>>>
>And my suspicion is that execution speed would be little different between the two because I assume that any "constants" actually end up in (what we called in mainframe days) the "literal pool", resulting in similar execution as using a memvar.>>>
>>>Not so. They are preprocessed by the compiler, replacing the constants in the code. They are not saved as memvars at all. It goes within the code space as it is just code.
>>>
>>>What you see in your code as "wdForward" is actually written internally in pre-compile time as "1073741823" in the example.
>>
>>Why are you so sure that "1073741823" is actually *IN* the generated code that is the code executed... have you seen VFP's internals to see how it actually does this?
>>
>>In mainframe assembler I might code ' MVC SomeArea, "Not in use" ' and just because the "Not in use" is coded *IN* the instruction itself doesn't mean that it was actually in-line *IN* the code. In fact the "Not in use" was moved by the compiler into the "literal pool" and the actual computer instruction referred to the location in the literal pool. Which effectively made it no different than using a variable, in terms of execution speed.
>>My **guess** is that VFP would be no different.
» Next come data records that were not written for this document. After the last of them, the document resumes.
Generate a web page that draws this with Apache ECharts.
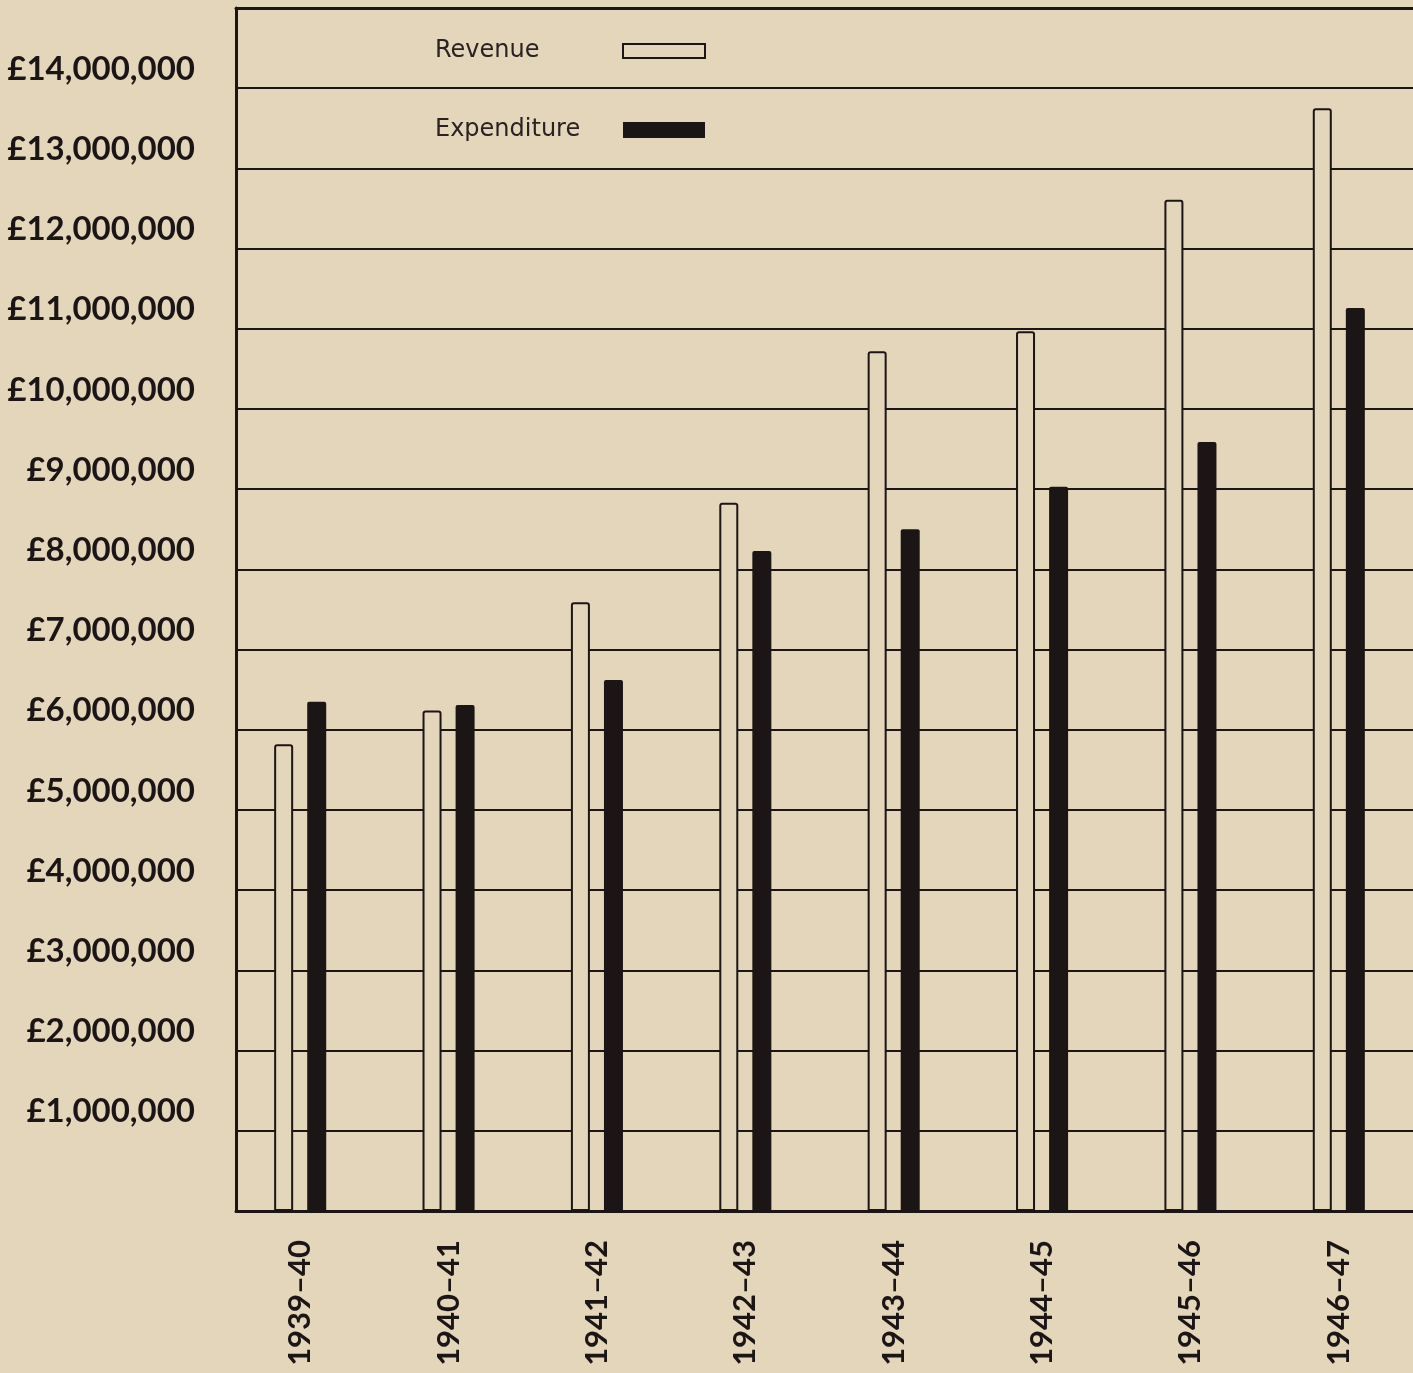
<!DOCTYPE html>
<html>
<head>
<meta charset="utf-8">
<script src="https://cdn.jsdelivr.net/npm/echarts@6/dist/echarts.min.js"></script>
<style>
html,body{margin:0;padding:0;background:#e4d6bb;}
#chart{width:1413px;height:1373px;}
</style>
</head>
<body>
<div id="chart"></div>
<script>
var categories = ['1939–40','1940–41','1941–42','1942–43','1943–44','1944–45','1945–46','1946–47'];
var revenue = [5820000, 6240000, 7590000, 8830000, 10720000, 10970000, 12610000, 13750000];
var expenditure = [6350000, 6310000, 6620000, 8230000, 8500000, 9030000, 9590000, 11260000];
var yTickLabels = ['', '£1,000,000','£2,000,000','£3,000,000','£4,000,000','£5,000,000','£6,000,000','£7,000,000',
  '£8,000,000','£9,000,000','£10,000,000','£11,000,000','£12,000,000','£13,000,000','£14,000,000',''];

var BG = '#e4d6bb';
var INK = '#1c1515';

var chart = echarts.init(document.getElementById('chart'), null, {renderer:'canvas'});
chart.setOption({
  backgroundColor: BG,
  animation: false,
  grid: [
    {left: 226, right: 0, top: 8, bottom: 162},
    {left: 236, right: 0, top: 8, bottom: 162}
  ],
  legend: [
    {
      selectedMode: false, orient: 'vertical', left: 435, top: 39, align: 'right', padding: 0,
      itemWidth: 82, itemHeight: 14, icon: 'rect',
      data: [{name: 'Revenue', itemStyle: {color: BG, borderColor: INK, borderWidth: 2}}],
      formatter: function (n) { return '{a|' + n + '}'; },
      textStyle: {rich: {a: {width: 183, align: 'left', fontFamily: 'DejaVu Sans', fontSize: 24, color: '#2a2222', lineHeight: 28}}}
    },
    {
      selectedMode: false, orient: 'vertical', left: 435, top: 118, align: 'right', padding: 0,
      itemWidth: 82, itemHeight: 16, icon: 'rect',
      data: [{name: 'Expenditure', itemStyle: {color: INK, borderWidth: 0}}],
      formatter: function (n) { return '{a|' + n + '}'; },
      textStyle: {rich: {a: {width: 183, align: 'left', fontFamily: 'DejaVu Sans', fontSize: 24, color: '#2a2222', lineHeight: 28}}}
    }
  ],
  xAxis: [
    {
      type: 'category', gridIndex: 0, data: categories,
      axisLine: {show: false}, axisTick: {show: false},
      axisLabel: {rotate: 90, margin: 29, fontFamily: 'Lato', fontWeight: 'bold', fontSize: 31, color: INK}
    },
    {
      type: 'category', gridIndex: 1, data: categories,
      axisLine: {show: true, lineStyle: {color: INK, width: 3}}, axisTick: {show: false},
      axisLabel: {show: false}
    },
    {
      type: 'category', gridIndex: 1, position: 'top', data: categories,
      axisLine: {show: true, lineStyle: {color: INK, width: 3}}, axisTick: {show: false},
      axisLabel: {show: false}
    }
  ],
  yAxis: [
    {type: 'value', gridIndex: 0, min: 0, max: 15000000, interval: 1000000, show: false},
    {
      type: 'value', gridIndex: 1, min: 0, max: 15000000, interval: 1000000,
      axisLine: {show: true, lineStyle: {color: INK, width: 3}},
      axisTick: {show: false},
      splitLine: {show: true, lineStyle: {color: INK, width: 2}},
      axisLabel: {
        margin: 41, fontFamily: 'Lato', fontWeight: 'bold', fontSize: 33, color: INK,
        verticalAlign: 'bottom', lineHeight: 38,
        formatter: function (v) { return yTickLabels[Math.round(v / 1000000)] || ''; }
      }
    }
  ],
  series: [
    {
      name: 'Revenue', type: 'bar', xAxisIndex: 0, yAxisIndex: 0, data: revenue,
      barWidth: 19, barGap: '74%',
      itemStyle: {color: BG, borderColor: INK, borderWidth: 2, borderRadius: [2, 2, 0, 0]}
    },
    {
      name: 'Expenditure', type: 'bar', xAxisIndex: 0, yAxisIndex: 0, data: expenditure,
      barWidth: 19, barGap: '74%',
      itemStyle: {color: INK, borderRadius: [2, 2, 0, 0]}
    }
  ]
});
</script>
</body>
</html>
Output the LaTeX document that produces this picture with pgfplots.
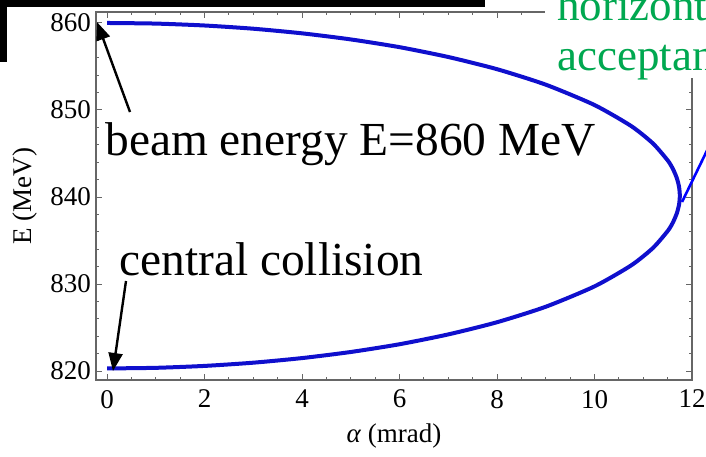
\documentclass[border=0pt]{standalone}
\usepackage{fontspec}
\setmainfont{Liberation Serif}
\usepackage{pgfplots}
\pgfplotsset{compat=1.18}
\usetikzlibrary{arrows.meta}
\definecolor{curveblue}{RGB}{15,15,205}
\definecolor{accgreen}{RGB}{0,168,80}
\begin{document}
\begin{tikzpicture}
\useasboundingbox (0pt,0pt) rectangle (353pt,-228pt);
\clip (0pt,0pt) rectangle (353pt,-228pt);
% black frame remnants
\begin{scope}[x=0.5pt,y=-0.5pt]
\fill[black] (0,0) rectangle (485,7);
\fill[black] (0,0) rectangle (7,62);
\end{scope}
\begin{axis}[
  at={(48pt,-190pt)}, anchor=south west,
  scale only axis, width=298pt, height=184pt,
  xmin=-0.226, xmax=12.0, ymin=818.97, ymax=861.26,
  xtick={0,2,...,12}, ytick={820,830,...,860},
  minor x tick num=3, minor y tick num=4,
  tick align=inside,
  major tick length=3pt, minor tick length=1.6pt,
  axis line style={black!60, line width=0.6pt},
  every tick/.style={black!60, line width=0.5pt},
  /pgf/number format/assume math mode=true,
  tick label style={font=\fontsize{13.5}{15}\selectfont, black},
  xticklabel style={yshift=-1.5pt},
  yticklabel style={xshift=1pt},
  xlabel={\textit{α} (mrad)},
  ylabel={E (MeV)},
  label style={font=\fontsize{13.5}{15}\selectfont},
  xlabel style={at={(axis description cs:0.5,-0.152)}, anchor=center},
  ylabel style={at={(axis description cs:-0.119,0.5)}, anchor=center},
  clip=false,
]
\addplot[curveblue, line width=2pt, smooth, tension=0.4] coordinates {
(0,860.00) (1,859.93) (2,859.71) (3,859.34) (4,858.81) (5,858.11) (6,857.22)
(7,856.09) (8,854.69) (9,852.91) (10,850.57) (10.754,848.15)
(11.2,846.15) (11.509,844.15) (11.615,843.15) (11.69,842.15) (11.735,841.15)
(11.75,840.15)
(11.735,839.15) (11.69,838.15) (11.615,837.15) (11.509,836.15) (11.2,834.15)
(10.754,832.15) (10,829.73) (9,827.39) (8,825.61) (7,824.21) (6,823.08) (5,822.19)
(4,821.49) (3,820.96) (2,820.59) (1,820.37) (0,820.30)
};
\end{axis}
\begin{scope}[x=0.5pt,y=-0.5pt]
\fill[white] (545,-2) rectangle (712,78);
\node[anchor=base west, inner sep=0, text=accgreen, font=\fontsize{22.5}{25}\selectfont] at (557,20) {horizontal};
\node[anchor=base west, inner sep=0, text=accgreen, font=\fontsize{22.5}{25}\selectfont] at (557,70) {acceptance};
\draw[blue, line width=1.3pt] (682,202) -- (716,132);
\draw[black, line width=1.2pt, -{Triangle[length=9pt,width=7pt]}] (130,112) -- (97,22);
\draw[black, line width=1.2pt, -{Triangle[length=9pt,width=7pt]}] (126,281) -- (113,371);
\node[anchor=base west, inner sep=0, font=\fontsize{23.7}{28}\selectfont] at (105,155) {beam energy E=860 MeV};
\node[anchor=base west, inner sep=0, font=\fontsize{23.7}{28}\selectfont] at (119,275) {central collision};
\end{scope}
\end{tikzpicture}
\end{document}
Of course there's a fifty-fifty chance (at least) that I'm wrong.
>
>Jim a simple test, if you have refox or any other decompiler. create a program with:
>
>#define TestMe 1234
>? TestMe
><pre>
>compile it and then decompile FXP, The result program will be:
><pre>
>? 1234
>
I don't see what that proves...
How can you tell from that whether 1234 comes from a literal pool or directly from the 'instruction'?
The question I have is not if the 'constant' gets put into the source code, but rather if the 'constant' come directly from the code line at execution time.